Sugar, rice industries need all-party review


Stabroek News
April 30, 2001


Last week's ACP ministerial conference on sugar illuminated clearly some of the major challenges facing the sugar industries of the ACP countries and more importantly ours.

It was an important lesson for Guyana and its politicians. While we continue to bicker fiercely here over the spoils of political power, the gargantuan wheels of globalisation roll inexorably forward threatening preferential trade agreements and thereby further endangering vulnerable economies like ours. Important trade decisions are being made for us in important places while our voice of protest is muted and jammed by internal political differences and an inability to bridge the divide.

The two rounds of dialogue to date between President Jagdeo and Mr Hoyte offer great hope of significant agreements towards lessening the periodic eruptions of turmoil that have gripped the country. It will not be a moment too soon but in the meanwhile the two leaders should lay the basis for an immediate all-party group on the rice and sugar industries. The bauxite industry has already been identified as an area for joint action.

The problems of the sugar and rice industries are well known. Guysuco faces the important challenge of lowering its cost of production, gathering the financial backing for its US$200M expansion plan, venturing out into value-added activities, finding new markets and protecting its prized European Union (EU) sugar protocol and special preferential sugar quotas from diminution and price erosion.

The EU Everything But Arms (EBA) proposal represents a danger to our valued European quotas. The manner in which it crept up and caught the ACP members by surprise is not reassuring of the clout wielded in Brussels by their diplomats.
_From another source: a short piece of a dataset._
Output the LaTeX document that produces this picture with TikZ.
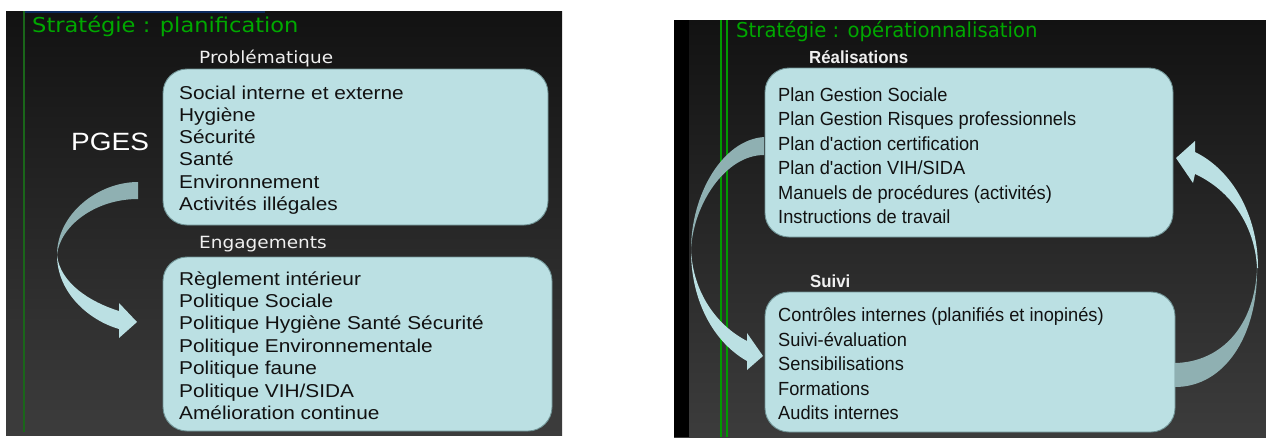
\documentclass[tikz,border=0pt]{standalone}
\usepackage{fontspec}
\setmainfont{Liberation Sans}
\newfontfamily\fBoxL[FakeStretch=1.12,Ligatures=TeXOff]{Liberation Sans}
\newfontfamily\fBoxR[FakeStretch=0.96,Ligatures=TeXOff]{Liberation Sans}
\newfontfamily\fHeadL[FakeStretch=1.1]{DejaVu Sans}
\newfontfamily\fHeadR[FakeStretch=0.96]{DejaVu Sans}
\definecolor{bgtop}{HTML}{121212}
\definecolor{bgbot}{HTML}{3C3C3C}
\definecolor{boxfill}{HTML}{BBE0E3}
\definecolor{boxline}{HTML}{6F9294}
\definecolor{arrdark}{HTML}{8FB0B2}
\definecolor{ttlgreen}{HTML}{00A800}
\definecolor{linegreen}{HTML}{1A661A}
\definecolor{brightgreen}{HTML}{009A00}
\definecolor{navy}{HTML}{0B2A5E}
\definecolor{txtdark}{HTML}{111111}
\definecolor{headwhite}{HTML}{F0F0F0}
\tikzset{
  panelbg/.style={top color=bgtop, bottom color=bgbot},
  roundbox/.style={fill=boxfill, draw=boxline, line width=0.9pt, rounded corners=24pt},
  txtL/.style={inner sep=0pt, anchor=base west, text=txtdark, font=\fBoxL\fontsize{18.6pt}{20pt}\selectfont},
  txtR/.style={inner sep=0pt, anchor=base west, text=txtdark, font=\fBoxR\fontsize{19pt}{20pt}\selectfont},
  titleL/.style={inner sep=0pt, anchor=base west, text=ttlgreen, font=\fHeadL\fontsize{20.5pt}{22pt}\selectfont},
  titleR/.style={inner sep=0pt, anchor=base west, text=ttlgreen, font=\fHeadR\fontsize{20.5pt}{22pt}\selectfont},
  headL/.style={inner sep=0pt, anchor=base west, text=headwhite, font=\fHeadL\fontsize{16.8pt}{18pt}\selectfont},
  headR/.style={inner sep=0pt, anchor=base west, text=headwhite, font=\fBoxR\bfseries\fontsize{17.5pt}{18pt}\selectfont},
  arrowlight/.style={fill=boxfill},
  arrowdark/.style={fill=arrdark}
}
\begin{document}
\begin{tikzpicture}[x=1pt,y=-1pt]
\useasboundingbox (0,0) rectangle (1266,437);
\fill[white] (0,0) rectangle (1266,437);

% ---------------- left panel ----------------
\shade[panelbg] (6,11) rectangle (562,435);
\fill[navy] (24,11) rectangle (265,13);
\draw[linegreen, line width=2pt] (24,11) -- (24,432);
\node[titleL] (t1) at (32,32) {Stratégie : planification};
\node[headL] (h1) at (199,63) {Problématique};
\node[headL] (h2) at (199,248) {Engagements};
\node[inner sep=0pt, anchor=base west, text=white, font=\fBoxL\fontsize{25pt}{26pt}\selectfont] (pges) at (71,150) {PGES};

\path[roundbox] (163,69) rectangle (548,225);
\node[inner sep=0pt] (boxA) at (355.5,147) {};
\path[roundbox] (163,257) rectangle (552,431);
\node[inner sep=0pt] (boxB) at (357.5,344) {};

\foreach \t [count=\i from 0] in {Social interne et externe, Hygiène, Sécurité, Santé, Environnement, Activités illégales}
  \node[txtL] (a\i) at (179,{99+22.3*\i}) {\t};
\foreach \t [count=\i from 0] in {Règlement intérieur, Politique Sociale, Politique Hygiène Santé Sécurité, Politique Environnementale, Politique faune, Politique VIH/SIDA, Amélioration continue}
  \node[txtL] (b\i) at (179,{285+22.4*\i}) {\t};

% curved arrow (left panel)
\path[arrowdark] (138,182) .. controls (98,182) and (57,214) .. (57,255)
  .. controls (60,226) and (95,199) .. (138,199) -- cycle;
\path[arrowlight] (57,255) .. controls (57,292) and (88,320) .. (119,329)
  -- (119,338) -- (137,322) -- (119,303) -- (119,311)
  .. controls (90,302) and (60,283) .. (57,255) -- cycle;

% ---------------- right panel ----------------
\shade[panelbg] (674,20) rectangle (1266,437);
\fill[black] (674,20) rectangle (689,437);
\draw[brightgreen, line width=1.5pt] (721,20) -- (721,437);
\draw[brightgreen, line width=1.5pt] (727,20) -- (727,437);
\node[titleR] (t2) at (736,37) {Stratégie : opérationnalisation};
\node[headR] (h3) at (809,63) {Réalisations};
\node[headR] (h4) at (810,287) {Suivi};

\path[roundbox] (765,68) rectangle (1173,237);
\node[inner sep=0pt] (boxC) at (969,152.5) {};
\path[roundbox] (765,292) rectangle (1175,432);
\node[inner sep=0pt] (boxD) at (970,362) {};

\foreach \t [count=\i from 0] in {Plan Gestion Sociale, Plan Gestion Risques professionnels, Plan d'action certification, Plan d'action VIH/SIDA, Manuels de procédures (activités), Instructions de travail}
  \node[txtR] (c\i) at (778,{101+24.5*\i}) {\t};
\foreach \t [count=\i from 0] in {Contrôles internes (planifiés et inopinés), Suivi-évaluation, Sensibilisations, Formations, Audits internes}
  \node[txtR] (d\i) at (778,{321.5+24.6*\i}) {\t};

% left curved arrow (right panel)
\path[arrowdark] (764,137) .. controls (722,140) and (691,195) .. (691,250)
  .. controls (693,205) and (725,155) .. (764,155) -- cycle;
\path[arrowlight] (691,250) .. controls (691,303) and (715,343) .. (747,361)
  -- (747,370) -- (763,356) -- (747,333) -- (747,341)
  .. controls (716,325) and (693,292) .. (691,250) -- cycle;

% right curved arrow (right panel)
\path[arrowdark] (1257,268) .. controls (1258,335) and (1225,387) .. (1175,387)
  -- (1175,363) .. controls (1222,362) and (1255,325) .. (1257,268) -- cycle;
\path[arrowlight] (1258,268) .. controls (1258,215) and (1232,170) .. (1195,152)
  -- (1195,141) -- (1176,158) -- (1193,183) -- (1195,174)
  .. controls (1230,190) and (1255,225) .. (1257,268) -- cycle;
\end{tikzpicture}
\end{document}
It is a reminder that Guyana and the rest of the ACP have to seek more effective representation in Brussels and other important capitals and the government here must recognise this.

In the rice sector, severe farmer and miller indebtedness to the banks, reduced markets and lower prices, unattractive yields, uneven quality and insufficient investment in new rice strains are significant problems. There are also problems on the international front. The choking off of the Other Countries and Territories route was the rice equivalent of what the EBA threatens together with the new EU method of assigning quotas which create problems as they sometimes do not coincide with our crop periods.
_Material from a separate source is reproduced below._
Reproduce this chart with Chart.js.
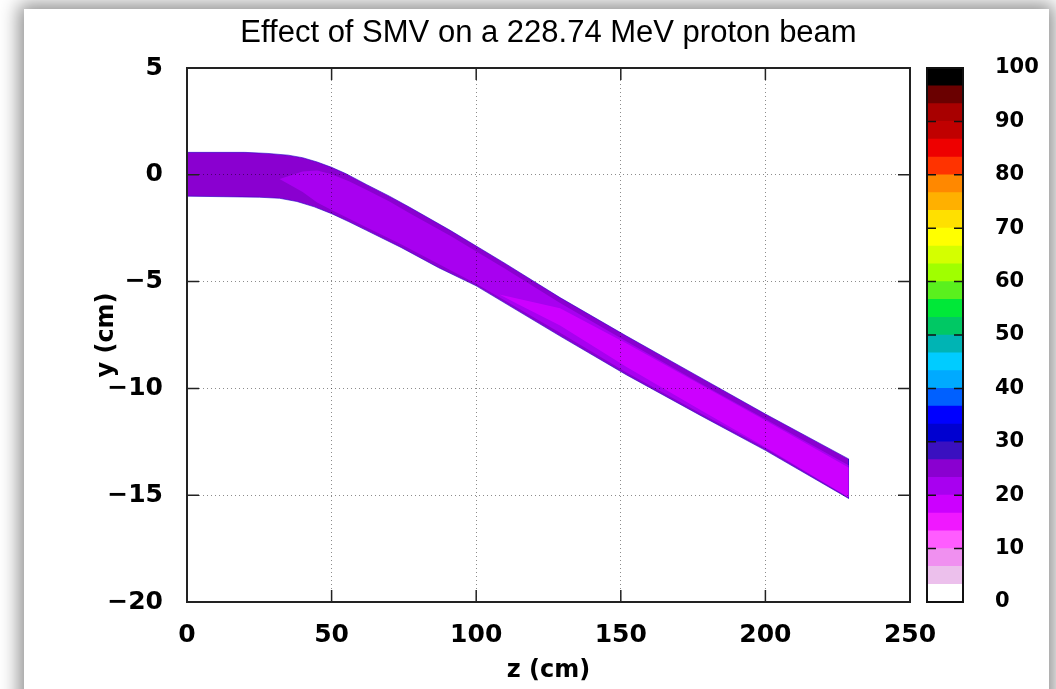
<!DOCTYPE html>
<html>
<head>
<meta charset="utf-8">
<script src="https://cdn.jsdelivr.net/npm/chart.js@4.4.1/dist/chart.umd.min.js"></script>
<style>
  html, body { margin:0; padding:0; background:#ffffff; width:1056px; height:689px; overflow:hidden; }
  #panel { position:absolute; left:24px; top:9px; width:1025px; height:700px; background:#ffffff;
           box-shadow: 0 0 18px 5px rgba(0,0,0,0.45); }
  canvas { position:absolute; left:0; top:0; }
</style>
</head>
<body>
<div id="panel"></div>
<canvas id="main" width="1056" height="689"></canvas>
<canvas id="cbar" width="1056" height="689"></canvas>
<script>
// ---- axis ticks ----
const xTicks = [0, 50, 100, 150, 200, 250];
const xTickLabels = ['0', '50', '100', '150', '200', '250'];
const yTicks = [-20, -15, -10, -5, 0, 5];
const yTickLabels = ['\u221220', '\u221215', '\u221210', '\u22125', '0', '5'];
const cbTicks = [0, 10, 20, 30, 40, 50, 60, 70, 80, 90, 100];
const cbTickLabels = ['0', '10', '20', '30', '40', '50', '60', '70', '80', '90', '100'];

// ---- beam outline (z in cm, y in cm) ----
const beamUpperZ = [0, 20, 28, 35, 40, 45, 50, 55, 62, 70, 77, 91, 110, 129, 152, 175, 200, 228.74];
const beamUpperY = [1.05, 1.05, 1.0, 0.92, 0.8, 0.6, 0.35, 0.05, -0.45, -1.0, -1.52, -2.6, -4.15, -5.75, -7.55, -9.3, -11.2, -13.3];
const beamLowerZ = [228.74, 200, 178, 152, 129, 100, 87, 74, 62, 56, 50, 44, 38, 32, 25, 0];
const beamLowerY = [-15.15, -12.9, -11.3, -9.37, -7.55, -5.2, -4.35, -3.4, -2.6, -2.2, -1.82, -1.5, -1.25, -1.1, -1.05, -1.0];

// ---- ~21 level region (lighter purple) ----
const midUpperZ = [32, 40, 45, 50, 56, 62, 70, 77, 91, 110, 129, 152, 178, 200, 228.74];
const midUpperY = [-0.2, 0.15, 0.2, 0.03, -0.3, -0.7, -1.25, -1.8, -2.85, -4.4, -6.0, -7.8, -9.8, -11.45, -13.6];
const midLowerZ = [228.74, 200, 178, 152, 129, 100, 74, 62, 50, 45, 40];
const midLowerY = [-15.1, -12.8, -11.2, -9.25, -7.4, -5.1, -3.25, -2.45, -1.65, -1.3, -0.8];

// ---- ~18 level core (magenta) ----
const coreUpperZ = [108, 129, 152, 178, 200, 228.74];
const coreUpperY = [-5.6, -6.25, -7.9, -9.85, -11.5, -13.7];
const coreLowerZ = [228.74, 200, 178, 152, 129, 115];
const coreLowerY = [-15.1, -12.75, -11.05, -9.0, -7.05, -6.1];

// ---- colour box levels and colours (bottom to top) ----
const cbLevels = [0, 3.33, 6.67, 10, 13.33, 16.67, 20, 23.33, 26.67, 30, 33.33, 36.67, 40, 43.33, 46.67,
                  50, 53.33, 56.67, 60, 63.33, 66.67, 70, 73.33, 76.67, 80, 83.33, 86.67, 90, 93.33, 96.67, 100];
const cbColors = ['#ffffff', '#ecc0ec', '#f090f0', '#ff5cff', '#f018ff', '#cc00ff', '#a800f0', '#8a00d0',
                  '#3a10c0', '#0000d0', '#0000ff', '#0060ff', '#00aaff', '#00ccff', '#00b4b4', '#00c864',
                  '#00e838', '#5af01e', '#a0ff00', '#d4ff00', '#ffff00', '#ffe000', '#ffb000', '#ff8800',
                  '#ff3300', '#ee0000', '#c00000', '#a80000', '#6a0000', '#000000'];

function poly(uz, uy, lz, ly) {
  const pts = [];
  uz.forEach((z, i) => pts.push({x: z, y: uy[i]}));
  lz.forEach((z, i) => pts.push({x: z, y: ly[i]}));
  pts.push({x: uz[0], y: uy[0]});
  return pts;
}

const TICKFONT = {family: 'DejaVu Sans', size: 25, weight: 'bold'};
const LABELFONT = {family: 'DejaVu Sans', size: 24, weight: 'bold'};

const mainFrame = {
  id: 'mainFrame',
  afterDraw(chart) {
    const {ctx, chartArea: a, scales} = chart;
    ctx.save();
    ctx.strokeStyle = '#222';
    ctx.lineWidth = 1.5;
    ctx.beginPath();
    xTicks.forEach(v => {
      const p = scales.x.getPixelForValue(v);
      ctx.moveTo(p, a.bottom); ctx.lineTo(p, a.bottom - 12);
      ctx.moveTo(p, a.top); ctx.lineTo(p, a.top + 12);
    });
    yTicks.forEach(v => {
      const p = scales.y.getPixelForValue(v);
      ctx.moveTo(a.left, p); ctx.lineTo(a.left + 12, p);
      ctx.moveTo(a.right, p); ctx.lineTo(a.right - 12, p);
    });
    ctx.stroke();
    ctx.lineWidth = 2;
    ctx.strokeRect(a.left, a.top, a.right - a.left, a.bottom - a.top);
    ctx.restore();
  }
};

new Chart(document.getElementById('main'), {
  type: 'line',
  data: {
    datasets: [
      {data: poly(coreUpperZ, coreUpperY, coreLowerZ, coreLowerY), fill: 'shape',
       backgroundColor: '#cc00ff', borderWidth: 0, pointRadius: 0, tension: 0},
      {data: poly(midUpperZ, midUpperY, midLowerZ, midLowerY), fill: 'shape',
       backgroundColor: '#a800f0', borderWidth: 0, pointRadius: 0, tension: 0},
      {data: poly(beamUpperZ, beamUpperY, beamLowerZ, beamLowerY), fill: 'shape',
       backgroundColor: '#8a00d0', borderColor: 'rgba(40,0,200,0.6)', borderWidth: 1, pointRadius: 0, tension: 0}
    ]
  },
  options: {
    responsive: false, animation: false, devicePixelRatio: 1,
    layout: {padding: {left: 90, right: 146, top: 0, bottom: 0}},
    plugins: {legend: {display: false}, tooltip: {enabled: false}},
    scales: {
      x: {
        type: 'linear', position: 'bottom', min: 0, max: 250,
        afterBuildTicks: s => { s.ticks = xTicks.map(v => ({value: v})); },
        ticks: {font: TICKFONT, color: '#000', padding: 18, maxRotation: 0,
                callback: v => { const i = xTicks.indexOf(v); return i >= 0 ? xTickLabels[i] : ''; }},
        grid: {color: 'rgba(0,0,0,0.45)', lineWidth: 1, drawTicks: false, z: 1},
        border: {display: false, dash: [1, 3]},
        title: {display: true, text: 'z (cm)', font: LABELFONT, color: '#000', padding: {top: 0, bottom: 4}},
        afterFit: s => { s.height = 87; }
      },
      x2: {
        type: 'linear', position: 'top', min: 0, max: 250,
        ticks: {display: false}, grid: {display: false}, border: {display: false},
        title: {display: true, text: 'Effect of SMV on a 228.74 MeV proton beam',
                font: {family: 'Liberation Sans', size: 31}, color: '#000', padding: {top: 15, bottom: 0}},
        afterFit: s => { s.height = 68; }
      },
      y: {
        type: 'linear', position: 'left', min: -20, max: 5,
        afterBuildTicks: s => { s.ticks = yTicks.map(v => ({value: v})); },
        ticks: {font: TICKFONT, color: '#000', padding: 24,
                callback: v => { const i = yTicks.indexOf(v); return i >= 0 ? yTickLabels[i] : ''; }},
        grid: {color: 'rgba(0,0,0,0.45)', lineWidth: 1, drawTicks: false, z: 1},
        border: {display: false, dash: [1, 3]},
        title: {display: true, text: 'y (cm)', font: LABELFONT, color: '#000', padding: {top: 2, bottom: 0}},
        afterFit: s => { s.width = 97; }
      }
    }
  },
  plugins: [mainFrame]
});

const cbFrame = {
  id: 'cbFrame',
  afterDraw(chart) {
    const {ctx, chartArea: a, scales} = chart;
    ctx.save();
    ctx.strokeStyle = '#111';
    ctx.lineWidth = 1.5;
    ctx.beginPath();
    cbTicks.forEach(v => {
      const p = scales.y.getPixelForValue(v);
      ctx.moveTo(a.left, p); ctx.lineTo(a.left + 9, p);
      ctx.moveTo(a.right, p); ctx.lineTo(a.right - 9, p);
    });
    ctx.stroke();
    ctx.lineWidth = 2;
    ctx.strokeRect(a.left, a.top, a.right - a.left, a.bottom - a.top);
    ctx.restore();
  }
};

new Chart(document.getElementById('cbar'), {
  type: 'bar',
  data: {
    labels: ['cb'],
    datasets: cbColors.map((c, i) => ({
      data: [[cbLevels[i], cbLevels[i + 1]]], backgroundColor: c, borderWidth: 0,
      grouped: false, barPercentage: 1, categoryPercentage: 1
    }))
  },
  options: {
    responsive: false, animation: false, devicePixelRatio: 1,
    layout: {padding: {left: 927, right: 0, top: 68, bottom: 87}},
    plugins: {legend: {display: false}, tooltip: {enabled: false}},
    scales: {
      x: {display: false},
      y: {
        position: 'right', min: 0, max: 100,
        afterBuildTicks: s => { s.ticks = cbTicks.map(v => ({value: v})); },
        ticks: {font: {family: 'DejaVu Sans', size: 21, weight: 'bold'}, color: '#000', padding: 32,
                callback: v => { const i = cbTicks.indexOf(v); return i >= 0 ? cbTickLabels[i] : ''; }},
        grid: {display: false, drawTicks: false},
        border: {display: false},
        afterFit: s => { s.width = 93; }
      }
    }
  },
  plugins: [cbFrame]
});
</script>
</body>
</html>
Last week, there was another potentially troublesome development. The two largest rice exporters in the world, Thailand and Vietnam agreed to revisit attempts to establish a cartel-like arrangement to govern the rice trade. As of now, our rice sector cannot compete with Thai and Vietnamese exports because of the scale of their production. Their renewed interest in managing the rice trade bears careful watching as it could close off other markets to us. The EBA is also a threat to rice in Europe.

Sugar and rice are two of our pivotal exports and in the light of the problems that they face here and the international dimensions, there should be all-party consensus and a commitment to ensure that these industries are not affected by political instability. There can be no reason for reaping political capital out of the woes faced by these industries. Both the government and the opposition must therefore commit to working together on the rice, sugar and bauxite industries and cooperate on external challenges such as what tariff free trade in the Americas by 2005 will mean for the domestic economy.